Unlike Wisthnuth, his younger brother Choite, thirty-four, speaks idiomatic English with an Australian accent, acquired as a part-time tour guide with a Thai travel agency. Wiry, fun-loving, and quick-witted, Choite is popular with his many friends and workmates. On Wednesday, December 23, 2004, he left his office in Phuket Town to attend a party at a nearby restaurant. It was “a terrific party, good fun,” he recalls. Afterwards, he packed his bags and drove his 100-cc motorcycle two hours north to Bang Niang, to be home in time for Christmas, dodging the heavy coastal traffic of diesel trucks and passenger buses all the way. The Bang Niang villagers are mostly Theravada Buddhist, some Muslim, but it is hard to ignore Christmas when up to 10,000 foreigners are celebrating it all around you. It’s a good time to be home, marking the end of the old year and making ready for the new one.
On the early morning of Sunday, December 26, at about 8 a.m., Choite was in his parents’ house—the temporary one, not the new one under construction. The night before, he had attended a dinner with family members and an Austrian couple, and they had had a great night, recounting wonderful stories, singing, telling risqué jokes, and the next morning he was remembering the laughter when his cellphone rang. It was his brother Wisthnuth.
The company manager told him there had been an earthquake off Sumatra, a big one, an hour before. Patong, just two hours south of Bang Niang by motorcycle, was levelled at that moment. “Okay, okay,” Choite cut off the manager.
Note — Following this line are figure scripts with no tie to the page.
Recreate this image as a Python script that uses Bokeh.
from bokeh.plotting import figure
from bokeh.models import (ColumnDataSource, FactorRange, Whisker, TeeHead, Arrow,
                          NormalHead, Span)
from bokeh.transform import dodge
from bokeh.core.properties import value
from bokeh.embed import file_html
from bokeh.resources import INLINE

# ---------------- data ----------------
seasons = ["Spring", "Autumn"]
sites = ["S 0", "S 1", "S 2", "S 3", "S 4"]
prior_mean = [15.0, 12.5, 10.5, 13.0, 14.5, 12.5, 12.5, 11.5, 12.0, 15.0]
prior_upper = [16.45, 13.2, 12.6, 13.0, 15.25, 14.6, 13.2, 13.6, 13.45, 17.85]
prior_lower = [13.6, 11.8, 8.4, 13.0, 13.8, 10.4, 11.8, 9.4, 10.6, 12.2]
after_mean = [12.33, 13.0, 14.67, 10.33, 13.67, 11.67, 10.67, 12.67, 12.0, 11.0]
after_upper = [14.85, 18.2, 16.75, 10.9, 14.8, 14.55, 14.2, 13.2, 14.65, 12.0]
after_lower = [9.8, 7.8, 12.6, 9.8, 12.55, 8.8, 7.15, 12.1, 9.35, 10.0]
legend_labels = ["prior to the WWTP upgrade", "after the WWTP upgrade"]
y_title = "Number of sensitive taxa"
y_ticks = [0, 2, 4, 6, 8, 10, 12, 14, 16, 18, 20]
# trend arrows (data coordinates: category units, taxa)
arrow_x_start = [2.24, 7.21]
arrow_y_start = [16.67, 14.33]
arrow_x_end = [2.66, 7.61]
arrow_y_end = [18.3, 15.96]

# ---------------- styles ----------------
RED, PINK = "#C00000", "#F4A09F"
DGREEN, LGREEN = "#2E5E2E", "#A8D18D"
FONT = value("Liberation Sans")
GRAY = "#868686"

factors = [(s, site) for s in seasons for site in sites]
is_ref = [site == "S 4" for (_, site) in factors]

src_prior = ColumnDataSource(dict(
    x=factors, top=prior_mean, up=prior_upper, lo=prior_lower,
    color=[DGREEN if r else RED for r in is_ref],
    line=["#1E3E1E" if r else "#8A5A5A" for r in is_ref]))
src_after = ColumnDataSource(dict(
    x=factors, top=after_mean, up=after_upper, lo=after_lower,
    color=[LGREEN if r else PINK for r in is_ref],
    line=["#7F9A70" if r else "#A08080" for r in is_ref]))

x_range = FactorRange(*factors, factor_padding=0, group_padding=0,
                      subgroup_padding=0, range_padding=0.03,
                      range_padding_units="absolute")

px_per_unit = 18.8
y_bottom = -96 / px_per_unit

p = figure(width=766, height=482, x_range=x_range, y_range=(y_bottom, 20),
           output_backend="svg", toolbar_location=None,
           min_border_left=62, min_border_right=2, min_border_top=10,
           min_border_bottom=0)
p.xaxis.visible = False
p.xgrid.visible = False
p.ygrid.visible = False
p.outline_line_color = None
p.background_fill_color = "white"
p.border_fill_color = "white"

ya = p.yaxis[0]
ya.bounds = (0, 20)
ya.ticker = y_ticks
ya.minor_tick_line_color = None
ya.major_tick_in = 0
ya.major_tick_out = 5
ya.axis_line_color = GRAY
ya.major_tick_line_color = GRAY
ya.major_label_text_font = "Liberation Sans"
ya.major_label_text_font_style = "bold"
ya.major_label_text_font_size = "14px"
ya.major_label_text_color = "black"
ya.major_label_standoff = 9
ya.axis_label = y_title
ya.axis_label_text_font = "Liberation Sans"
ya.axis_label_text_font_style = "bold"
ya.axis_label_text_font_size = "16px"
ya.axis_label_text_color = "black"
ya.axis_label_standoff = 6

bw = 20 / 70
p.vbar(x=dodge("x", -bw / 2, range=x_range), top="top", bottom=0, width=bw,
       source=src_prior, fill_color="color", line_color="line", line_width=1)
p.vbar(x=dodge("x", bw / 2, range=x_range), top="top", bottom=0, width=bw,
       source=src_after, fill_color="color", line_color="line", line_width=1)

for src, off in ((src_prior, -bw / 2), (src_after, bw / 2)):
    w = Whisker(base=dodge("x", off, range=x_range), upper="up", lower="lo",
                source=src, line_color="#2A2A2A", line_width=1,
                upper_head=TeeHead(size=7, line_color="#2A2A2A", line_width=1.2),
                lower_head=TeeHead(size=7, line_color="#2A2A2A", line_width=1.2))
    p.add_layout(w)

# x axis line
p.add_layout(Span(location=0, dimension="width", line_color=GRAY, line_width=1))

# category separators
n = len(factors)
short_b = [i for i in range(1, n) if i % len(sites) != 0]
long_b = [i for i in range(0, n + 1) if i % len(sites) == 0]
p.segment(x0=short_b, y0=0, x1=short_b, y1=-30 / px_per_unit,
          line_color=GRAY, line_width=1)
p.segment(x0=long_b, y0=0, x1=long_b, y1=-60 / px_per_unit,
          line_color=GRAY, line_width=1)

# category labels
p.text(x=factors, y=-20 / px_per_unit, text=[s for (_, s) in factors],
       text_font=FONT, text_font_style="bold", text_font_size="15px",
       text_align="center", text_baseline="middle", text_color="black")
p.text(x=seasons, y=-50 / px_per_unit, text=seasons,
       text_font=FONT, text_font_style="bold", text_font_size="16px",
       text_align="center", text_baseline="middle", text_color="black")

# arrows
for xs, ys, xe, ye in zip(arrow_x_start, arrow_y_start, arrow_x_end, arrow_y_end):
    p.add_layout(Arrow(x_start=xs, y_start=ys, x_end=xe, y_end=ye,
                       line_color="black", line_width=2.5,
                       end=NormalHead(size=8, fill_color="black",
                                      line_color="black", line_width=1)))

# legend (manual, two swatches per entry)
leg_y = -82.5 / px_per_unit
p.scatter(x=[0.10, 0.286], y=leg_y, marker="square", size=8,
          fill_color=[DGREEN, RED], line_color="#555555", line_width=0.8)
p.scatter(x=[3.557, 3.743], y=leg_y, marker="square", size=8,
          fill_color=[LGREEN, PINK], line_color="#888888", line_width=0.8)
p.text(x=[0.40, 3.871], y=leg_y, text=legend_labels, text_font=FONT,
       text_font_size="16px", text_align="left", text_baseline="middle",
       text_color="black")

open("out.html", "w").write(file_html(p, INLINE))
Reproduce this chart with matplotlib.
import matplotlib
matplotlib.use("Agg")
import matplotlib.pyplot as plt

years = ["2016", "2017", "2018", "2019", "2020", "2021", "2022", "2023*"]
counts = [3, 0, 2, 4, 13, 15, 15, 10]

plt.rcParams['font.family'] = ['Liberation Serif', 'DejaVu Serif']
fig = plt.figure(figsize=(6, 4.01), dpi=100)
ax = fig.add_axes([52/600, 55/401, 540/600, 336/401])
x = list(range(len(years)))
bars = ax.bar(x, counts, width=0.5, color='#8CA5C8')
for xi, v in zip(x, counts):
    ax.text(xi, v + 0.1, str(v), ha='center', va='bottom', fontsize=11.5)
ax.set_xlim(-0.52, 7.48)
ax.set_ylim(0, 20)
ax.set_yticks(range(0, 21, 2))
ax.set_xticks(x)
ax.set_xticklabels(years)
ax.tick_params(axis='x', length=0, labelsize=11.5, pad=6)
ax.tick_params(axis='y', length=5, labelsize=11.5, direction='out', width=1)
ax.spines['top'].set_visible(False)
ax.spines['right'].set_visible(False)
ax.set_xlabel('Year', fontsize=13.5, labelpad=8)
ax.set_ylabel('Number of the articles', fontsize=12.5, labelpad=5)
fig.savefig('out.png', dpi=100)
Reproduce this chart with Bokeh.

He rang his brother back and told him that an earthquake’s after-effects had flattened Patong—and that Bang Niang Beach, where Wisthnuth was standing, would be next.
“It was lucky for me I went to school,” Choite recalls, “because I learned what happens when the sea goes dry.” “Tell people to leave the beach!” Choite cried out to his brother. “Right now!” Wisthnuth duly started telling people around him, and Choite could hear the words clearly through the cellphone. “Tell them to go the hills quickly!” he added frantically.
Wisthnuth handed his cellphone to a district policeman strolling along the shore, and to his relief Choite heard the policeman loudly repeat the message to bystanders, brusquely ordering them to move quickly off the beach.
Choite cut the line and got on his motorcycle and headed straight down to the water, thinking, “I have to go see this thing myself.” Just as he left, he told his sister to pray and light some incense sticks for their brother-in-law, who was out alone on a fishing boat near Phra Thong Island, up the coast. Then he roared off down to the sand. The water off Bang Niang Beach was now one kilometre away and fishing boats were sitting in the wet sand. And in the distance he could see it: the wave, about a kilometre or so away. It was twisted and black, and moving very, very fast. It came to the first of the marooned long-tail boats and turned the twelve-metre vessel around on its stern and ate it. The boat completely disappeared and then the black wave ate each boat in turn. As they all disappeared, many foreigners stood there, watching, amazed by the sight, and Choite began shouting, still sitting on his bike, “Run back to the hill! Run, run!”
Choite knew he could pick up two people on his motorcycle, and might live with this knowledge for the rest of his days, but what he felt was the need to save his family, his brothers and sisters, his wife and children. He raced back to the temporary house, zigzagging his bike up through the sand, pushing off with his legs when he had to, going around obstacles, an abandoned truck full of cement bags, a load of wooden pallets. The traffic was growing as people ran to their cars. People were leaving the area; others were standing, looking out, mesmerized.
He made it across the coastal road and reached the temporary house, a kilometre up the gentle slope. Wisthnuth, his sister, his younger brother, and his own two children were already on motorcycles, ready to leave for the hills. All but his father and mother. His mother was praying at a Buddhist temple two kilometres north along the beach; but his father was right there, in the house, refusing to leave.